Despite the opportunities, wealth managers serving high-net-worth
clients aren’t likely to suddenly embrace asset allocation funds to any
great degree. At least not yet. In the meantime, ignoring the niche
won’t stop the comparisons that these increasingly popular and innovative
products invite. The financial industry grows evermore competitive—
a fact that doesn’t stop at the gates of asset allocation. If nothing
else, advisors should be prepared to explain the benefits of customized
strategies and how they compare to the generic competition.
Comments (1)
James, nice job on the article. Your writing is so much better than other financial sources. You didn't fall into the "asset allocation is 90% of returns" trap. The true result of the Brinson research, often misquoted, is related to the VARIABILITY of returns, not the level. Big difference!
Two criticisms:
SEI's Albahary is right on longevity risk as the key retirement planning worry. He's wrong, however, when he says falling short of a college tuition goal is the primary risk. Has he ever heard of student loans? So long as higher education remains a value-added investment, borrowing remains the best choice, particularly with the tax advantages. Indeed, overly generous terms could be contributing to the rampant price inflation at universities. In fact, too many of my clients are under-saving for retirement because of a misplaced aversion to making an investment in increasing one's expected future salary!
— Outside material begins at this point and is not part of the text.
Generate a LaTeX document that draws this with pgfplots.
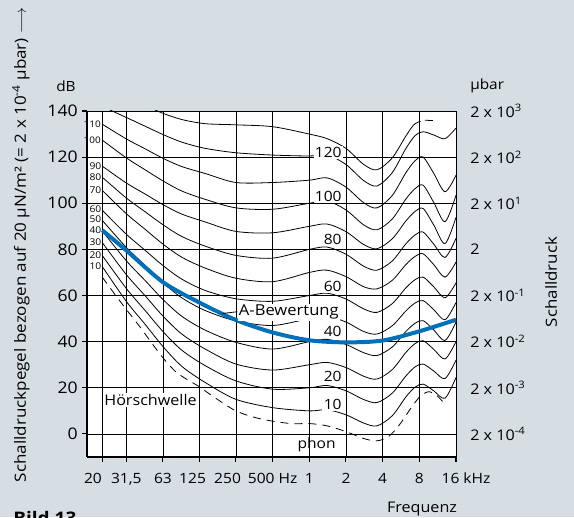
\documentclass[border=0pt]{standalone}
\usepackage{pgfplots}
\pgfplotsset{compat=1.18}
\usepackage{fontspec}
\setmainfont{Open Sans}[FakeStretch=1.1]
\definecolor{bg}{RGB}{214,222,228}
\definecolor{sblue}{RGB}{0,112,186}
\tikzset{
  curve/.style={black, line width=0.6pt, smooth},
  plab/.style={anchor=east, inner sep=1pt, fill=white, font=\fontsize{10.6}{12}\selectfont},
  slab/.style={anchor=east, inner sep=0.5pt, font=\fontsize{7}{8}\selectfont},
}
\begin{document}
\begin{tikzpicture}[font=\fontsize{11}{13}\selectfont]
\clip (-65.25pt,-45pt) rectangle (365.25pt,342.75pt);
\fill[bg] (-65.25pt,-45pt) rectangle (365.25pt,342.75pt);
\begin{axis}[
  at={(0pt,0pt)}, anchor=south west,
  scale only axis, width=276.75pt, height=259.5pt,
  xmode=log, xmin=15, xmax=16000, ymin=-10, ymax=140,
  axis background/.style={fill=white},
  axis lines*=left,
  axis line style={line width=1.2pt, black},
  xtick={20,31.5,63,125,250,500,1000,2000,4000,8000,16000},
  xticklabels={{\makebox[0pt]{\hspace*{-14pt}20}},{31,5},63,{\makebox[0pt]{\hspace*{-10pt}125}},{\makebox[0pt]{\hspace*{-12.5pt}250}},{500 Hz},1,2,4,8,{\makebox[0pt]{\hspace*{15pt}16 kHz}}},
  ytick={0,20,40,60,80,100,120,140},
  yticklabels={0,20,40,60,80,100,120,140},
  minor xtick={},
  grid=major, major grid style={black, line width=0.55pt},
  tick align=outside, major tick length=3.5pt,
  tick style={black, line width=0.8pt},
  xticklabel style={font=\fontsize{10.6}{12}\selectfont, yshift=-5pt},
  yticklabel style={font=\fontsize{12}{14}\selectfont},
]
% equal loudness contours (phon)
\addplot[curve] coordinates {(20,72.6)(31.5,57.5)(45,47.5)(63,37.9)(90,29.3)(140,22.3)(250,15)(500,11.4)(1000,10)(1400,10.5)(2000,8.3)(2800,4.7)(3600,3.5)(4800,7.9)(6200,16)(7400,20.3)(8600,21.6)(10500,18.7)(13000,15.5)(16000,24.5)};
\addplot[curve] coordinates {(20,77.4)(31.5,63.1)(45,53.5)(63,44.4)(90,36.3)(140,29.6)(250,23)(500,19.4)(1000,20)(1400,21)(2000,18.7)(2800,14.9)(3600,13.6)(4800,17.7)(6200,25.1)(7400,29.1)(8600,30.3)(10500,27.3)(13000,24)(16000,32)};
\addplot[curve] coordinates {(20,83)(31.5,69.1)(45,59.9)(63,51.1)(90,43.3)(140,36.8)(250,30.3)(500,27.7)(1000,30)(1400,31)(2000,28.8)(2800,25)(3600,23.8)(4800,27.9)(6200,35.3)(7400,39.2)(8600,40.4)(10500,36.7)(13000,32.5)(16000,40)};
\addplot[curve] coordinates {(20,88)(31.5,75.1)(45,66.5)(63,58.3)(90,51)(140,45)(250,39.7)(500,36.8)(1000,40)(1400,41)(2000,38.8)(2800,35.2)(3600,34)(4800,37.7)(6200,44.4)(7400,48)(8600,49.1)(10500,45.1)(13000,40.5)(16000,48.5)};
\addplot[curve] coordinates {(20,92.6)(31.5,80.9)(45,73)(63,65.6)(90,59)(140,53.5)(250,49)(500,47)(1000,50)(1400,51)(2000,48.5)(2800,44.4)(3600,43.3)(4800,46.9)(6200,53.3)(7400,56.8)(8600,57.8)(10500,53.9)(13000,49.5)(16000,57)};
\addplot[curve] coordinates {(20,97)(31.5,86.6)(45,79.6)(63,73)(90,67.1)(140,62.2)(250,58.6)(500,57.5)(1000,60)(1400,61)(2000,58.5)(2800,54.2)(3600,52.7)(4800,56.5)(6200,63.3)(7400,66.9)(8600,68)(10500,63.8)(13000,59)(16000,65.5)};
\addplot[curve] coordinates {(20,105.6)(31.5,95.5)(45,88.7)(63,82.3)(90,76.6)(140,71.9)(250,67.5)(500,66)(1000,70)(1400,71)(2000,68.2)(2800,63.8)(3600,62.9)(4800,66.6)(6200,73.4)(7400,77)(8600,78.1)(10500,73.4)(13000,68)(16000,74.5)};
\addplot[curve] coordinates {(20,111.3)(31.5,102.3)(45,96.3)(63,90.7)(90,85.6)(140,81.4)(250,77.4)(500,76.2)(1000,80)(1400,81)(2000,77.9)(2800,72.7)(3600,71)(4800,75)(6200,82.4)(7400,86.3)(8600,87.5)(10500,82.3)(13000,76.5)(16000,84.8)};
\addplot[curve] coordinates {(20,116.1)(31.5,108.8)(45,104)(63,99.4)(90,95.3)(140,91.9)(250,87.8)(500,87.2)(1000,90)(1400,91)(2000,87.7)(2800,82.1)(3600,80.3)(4800,84.6)(6200,92.3)(7400,96.5)(8600,97.7)(10500,90.6)(13000,82.5)(16000,93.9)};
\addplot[curve] coordinates {(20,127.4)(31.5,119.7)(45,114.5)(63,109.7)(90,105.3)(140,101.7)(250,98)(500,97.4)(1000,100)(1400,101)(2000,97.1)(2800,90.6)(3600,88.5)(4800,93.2)(6200,101.8)(7400,106.4)(8600,107.8)(10500,100.4)(13000,92)(16000,103.5)};
\addplot[curve] coordinates {(20,134.3)(31.5,127.9)(45,123.6)(63,119.5)(90,115.9)(140,112.9)(250,109)(500,109)(1000,110)(1400,111)(2000,107)(2800,100.2)(3600,98)(4800,103.4)(6200,113.2)(7400,118.5)(8600,120)(10500,113)(13000,105)(16000,112.2)};
\addplot[curve] coordinates {(20,142)(31.5,137.2)(45,133.4)(63,129.8)(90,126.5)(140,123.8)(250,121.9)(500,120.9)(1000,120.5)(1400,121)(2000,116.8)(2800,109.8)(3600,107.5)(4800,113.3)(6200,123.7)(7400,129.4)(8600,131)(10500,129.6)(13000,128)(16000,132.6)};
\addplot[curve] coordinates {(20,152)(31.5,147)(45,142.5)(63,139)(90,136.3)(140,134.5)(250,134)(500,133.2)(1000,130)(1400,128)(2000,123.8)(2800,116.8)(3600,114.5)(4800,119.7)(6200,129.1)(7200,134)(8200,135.6)};
\addplot[curve, dash pattern=on 6pt off 4pt] coordinates {(8900,136)(10800,135.8)};
% threshold of hearing
\addplot[curve, dash pattern=on 6pt off 4.5pt] coordinates {(20,68)(25,61)(31.5,54)(40,47)(50,40)(63,33)(80,27)(100,23.5)(125,20.5)(160,16.5)(250,10)(400,6.5)(700,4.5)(1000,4.5)(1400,3.5)(2000,1)(2800,-2)(3600,-3)(4500,-1)(5500,4)(7000,12)(8200,16.5)(9600,18.3)(11200,16.5)(12700,13.5)};
% A-weighting
\addplot[sblue, line width=3pt, smooth] coordinates {(20,88.3)(31.5,79.6)(63,65.8)(125,57)(250,49.4)(500,44)(1000,40.6)(2000,39.7)(4000,40.5)(8000,44.5)(16000,49.5)};
\draw[black, line width=0.6pt] (axis cs:194,52.2) -- (axis cs:257,53);
\node[anchor=west, inner sep=1pt, fill=white, font=\fontsize{11.3}{13}\selectfont] at (axis cs:257,52.7) {A-Bewertung};
\node[fill=white, inner sep=1pt] at (axis cs:49.8,14.8) {Hörschwelle};
% phon labels
\node[plab] at (axis cs:1897,122.2) {120};
\node[plab] at (axis cs:1897,103) {100};
\node[plab] at (axis cs:1897,84.3) {80};
\node[plab] at (axis cs:1897,63.9) {60};
\node[plab] at (axis cs:1897,44.3) {40};
\node[plab] at (axis cs:1897,24.8) {20};
\node[plab] at (axis cs:1897,12.6) {10};
\node[anchor=east, inner sep=1pt, font=\fontsize{10.6}{12}\selectfont] at (axis cs:1694,-4.8) {phon};
% small labels at 20 Hz
\node[slab] at (axis cs:20,116.1) {90};
\node[slab] at (axis cs:20,111.3) {80};
\node[slab] at (axis cs:20,105.6) {70};
\node[slab] at (axis cs:20,97.4) {60};
\node[slab] at (axis cs:20,93) {50};
\node[slab] at (axis cs:20,88.3) {40};
\node[slab] at (axis cs:20,83) {30};
\node[slab] at (axis cs:20,77.4) {20};
\node[slab] at (axis cs:20,72.6) {10};
\end{axis}
\node[slab, font=\fontsize{6.8}{7}\selectfont] at (11pt,249.6pt) {110};
\node[slab, font=\fontsize{6.8}{7}\selectfont] at (11pt,237.7pt) {100};
\node[rotate=90, font=\fontsize{11.6}{14}\selectfont] at (-49.5pt,159pt) {Schalldruckpegel bezogen auf 20 µN/m² (= 2 x 10\textsuperscript{-4} µbar) $\longrightarrow$};
\node[font=\fontsize{10.5}{12}\selectfont] at (-15.75pt,278.25pt) {dB};
\node[anchor=west, inner sep=0pt, font=\fontsize{10.5}{12}\selectfont] at (287.25pt,278.25pt) {µbar};
\node[anchor=west, inner sep=0pt] at (287.25pt,259.5pt) {2 x 10\textsuperscript{3}};
\node[anchor=west, inner sep=0pt] at (287.25pt,224.9pt) {2 x 10\textsuperscript{2}};
\node[anchor=west, inner sep=0pt] at (287.25pt,190.3pt) {2 x 10\textsuperscript{1}};
\node[anchor=west, inner sep=0pt] at (287.25pt,155.7pt) {2};
\node[anchor=west, inner sep=0pt] at (287.25pt,121.1pt) {2 x 10\textsuperscript{-1}};
\node[anchor=west, inner sep=0pt] at (287.25pt,86.5pt) {2 x 10\textsuperscript{-2}};
\node[anchor=west, inner sep=0pt] at (287.25pt,51.9pt) {2 x 10\textsuperscript{-3}};
\node[anchor=west, inner sep=0pt] at (287.25pt,17.3pt) {2 x 10\textsuperscript{-4}};
\node[rotate=90, font=\fontsize{11.5}{13}\selectfont] at (348pt,131.25pt) {Schalldruck};
\node[font=\fontsize{11}{13}\selectfont] at (251.25pt,-39pt) {Frequenz};
\node[anchor=north west, inner sep=0pt, font=\bfseries\fontsize{13}{15}\selectfont] at (-55.5pt,-40.5pt) {Bild 13};
\end{tikzpicture}
\end{document}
Second criticism: I don't understand why people would believe an investor can make the "big calls" (macro asset class decisions) correctly but not want to try to add value on the "small calls" (sector and stock selection). The GIM and Breen/Assetmark approach seems nonsensical to me. There are far more investors all attempting to get the "big calls" right, and the majority of them are wrong. Isn't it more likely that an information advantage can be gleaned about the "small things"?